The effort of trying to articulate how badly this movie missed the mark of effective horror, I think helped me to better understand how horror is supposed to work. So, from all of my trash-talking of this movie, here's how I think horror is supposed to work.

Horror stories are part of a literary tradition, that, like all literary traditions, has its roots in human experience. An invocation of supernatural elements represents a way to try to comprehend forces, whether natural, statistical, or societal, that are not immediately obvious to understand. To be really punchy in its representation of such forces, then, I think it should be possible to interpret supernatural elements as a metaphor for a more naturalistic situation, even if the text is unequivocal about the supernatural aspects.

For example, a killer ghost can be interpreted as fitting into anxieties about persistent social ills, copycat killers, etc, without having to chart out or explain what could be happening naturalistically. We can interpret "What if killing the criminal isn't enough to stop the crimes?" through the lines of considering punitive and capital punishment, the role of spectacle, the forces that give rise to crime, or we can watch killer ghosts catch fire and make wisecracks. I feel like I'm not quite articulating this right. It's not that I have any position on whether horror movies contribute to dialogues about complex issues, or whether they have any moral duties in terms of what questions to raise or positions to take. This is purely a question of whether there's proper emotional weight. I will even accept "Hey, here's a thing that's generally regarded as creepy."

Contrasting with The Redeemer, a movie about a preacher who makes up stuff from the bible during his sermon and nobody calls him on it, and also kills a bunch of people because... sin? He's maybe possessed by a demon, which definitely gives him an extra thumb, seems to give him off-camera teleportation abilities, and somehow or other allows him to successfully use extremely avoidable-seeming deathtraps.

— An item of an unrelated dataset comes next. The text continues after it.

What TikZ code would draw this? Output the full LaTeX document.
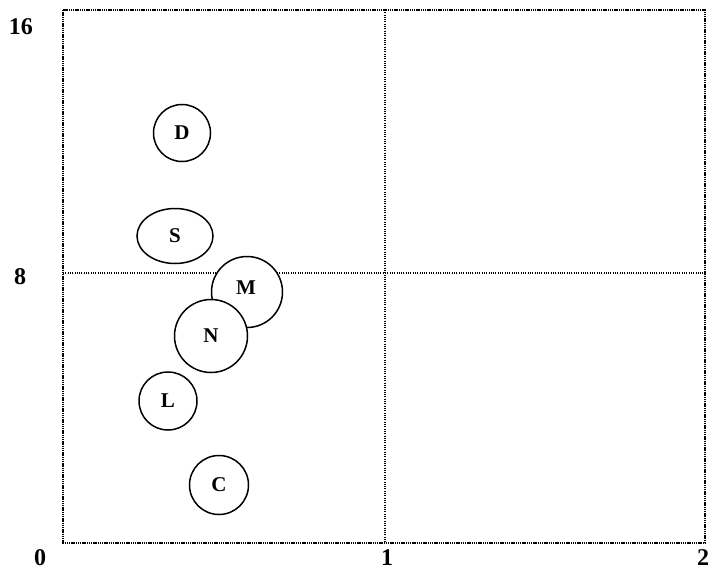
\documentclass[tikz,border=0pt]{standalone}
\usepackage{fontspec}
\setmainfont{Liberation Serif}
\usetikzlibrary{shapes.geometric}
\begin{document}
\begin{tikzpicture}[x=1pt,y=-1pt,
  frameline/.style={line width=2pt,dash pattern=on 1.4pt off 0.8pt},
  midline/.style={line width=1.3pt,dash pattern=on 1pt off 1.3pt},
  ring/.style={circle,draw,line width=1.5pt,fill=white,inner sep=0pt,font=\fontsize{21}{23}\selectfont\bfseries},
  oval/.style={ellipse,draw,line width=1.5pt,fill=white,inner sep=0pt,font=\fontsize{21}{23}\selectfont\bfseries},
  axlab/.style={font=\fontsize{24}{26}\selectfont\bfseries,inner sep=0pt}]
\useasboundingbox (0,0) rectangle (711,572);
\coordinate (tl) at (63,10);
\coordinate (br) at (705,543);
\coordinate (mt) at (385,10);
\coordinate (mb) at (385,543);
\coordinate (ml) at (63,273);
\coordinate (mr) at (705,273);
\draw[midline] (mt) -- (mb);
\draw[midline] (ml) -- (mr);
\draw[frameline] (tl) rectangle (br);
\node[axlab] (y16) at (21,27) {16};
\node[axlab] (y8) at (20,277) {8};
\node[axlab] (x0) at (40,558) {0};
\node[axlab] (x1) at (387,558) {1};
\node[axlab] (x2) at (703,558) {2};
\node[ring,minimum size=57pt] (D) at (182,133) {D};
\node[oval,minimum width=76pt,minimum height=55pt] (S) at (175,236) {S};
\node[ring,minimum size=71pt] (M) at (247,292) {};
\node[ring,minimum size=73pt] (N) at (211,336) {N};
\node[font=\fontsize{21}{23}\selectfont\bfseries] (Mlab) at (246,288) {M};
\node[ring,minimum size=58pt] (L) at (168,401) {L};
\node[ring,minimum size=59pt] (C) at (219,485) {C};
\end{tikzpicture}
\end{document}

Like, I don't have anything with which to relate "people are dying because they stand in the exact spot required for the deathtrap to even touch them". The somewhat more credible kills are done with guns and drowning, which raises the question of "why did they bring in a supernatural element?" The big thing the barely-explained supernatural elements seem to bring in is a license to not think too hard about editing or continuity.

Like, the killer suddenly appears in the bathroom that two women ducked into, which appears to have urinals (?), chases one out of what appears to be the only door, kills the other, then vanishes from the room, to appear in the library with a completely different appearance. I suppose if I were dealing with a serial killer, I'd prefer one that didn't have such abilities, but "teleporting quick-change artist with precognition" doesn't have emotional heft. Objectively, it's a worse situation, but when it comes to things that connect with us emotionally, people aren't applying rational objectivity.

I feel like I should have some kind of encapsulation of all of my ideas here, but frankly I did all that already. Read the beginning again if you feel like that would be nice; I'm not typing it up again.